To produce the note is sometimes very difficult because the note may be in the possession of the servicing lender, the secondary market investor, or someother entity as the note passes to various entities. With all of the mergers, bank failures, and takeovers over the last several months, many records have been lost.
To prove that the foreclosing entity has a rightful claim merely reequires the "keeper of the books and records" to testify that the debt is owed and they have the legal right to collect.
In order to offset the testimony of the keeper of the books and records, the homeowners would need to produce evidence that the entity does not know for certain that the note has not been transferred, or that the debt is not owed.
Obtaining proof is accomplished through discovery actions where you force the lender to produce the records that prove they have the legal right to collect or foreclose. You will need a competent attorney to do this properly. If you can prove that the lender cannot prove they have the legal right to collect the debt, then you can win.
In most cases, either the note will ultimately be produced or adequate testimony will prove the debt.
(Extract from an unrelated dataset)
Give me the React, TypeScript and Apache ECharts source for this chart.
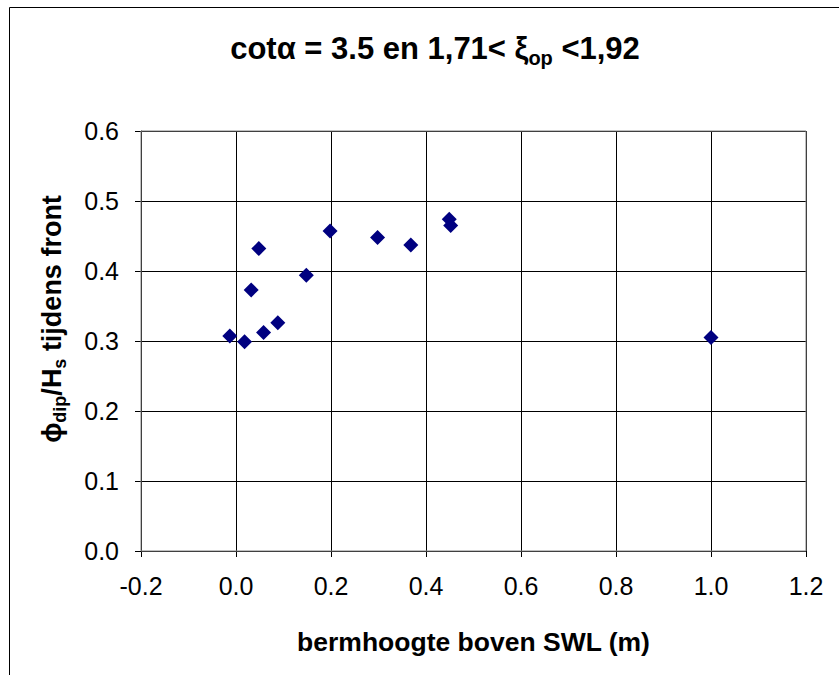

However, this procedure will lengthen the time required to foreclose, providing additional time to get the short sale approved, even if the debt cannot be set aside. Remember, the homeowner is not saying they do not owe the debt; only that they may not owe the debt to this particular lender. With so many bank closures, mergers, and takeovers, that may be a fact.
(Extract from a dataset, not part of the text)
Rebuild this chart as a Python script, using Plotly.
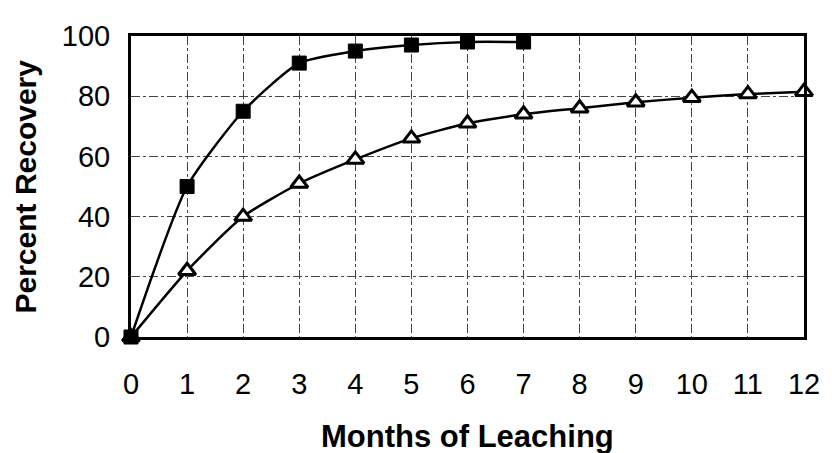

When I represented consumers, it was not uncommon to find clients who experienced a foreclosure by the
servicing lender, only to result in the actual holder of the note later suing them for the entire debt.
Technically, representing oneself can be done, but not well advised. Most short sale homeowners do not have the funds to take on a case using this strategy, and in most cases, the proof of debt will be presented with only a short delay in the case.
In judicial states, an answer to the original court Complaint or Petition must be filed within the time frame permitted by your state law. Then the discovery process would begin. It is possible to file a simple letter answer, which is often accepted by judges and deemed to be a legal Answer to the Complaint or Petition out of an abundance of caution. Then even at trial, this strategy could be implemented. However, it is best to let a good attorney handle it.
In non-judicial states, a lawsuit must be filed by the homeowners before the date of the trustee sale. Again, it is much more likely to be successful if a lawyer does it. The Complaint or Petition must assert a denial of the debt to the defendant. In some jurisdictions it is enough to state that plaitniffs are uncertain that the debt is owed to this defendant, while in other jurisdictions the plaintiffs must allege that they have reason to believe that they do not owe the debt to defendant. Again, taking these actions are costly if the homeowners hire an attorney. The Complaint or Petition would ask the court to require the lender to produce the note.
In any case, the original loan documents should be taken to the attorney for a forensic review because there is a good chance that there may also be TILA or RESPA violations as well. If the violations are serious enough, some attorneys may take the case on a fee contingency if there is a likelihood of a substantial award.
Generally, this "produce the note" strategy is seldom effective in practice, except for gaining time for the short sale process. This objective may well justify this strategy.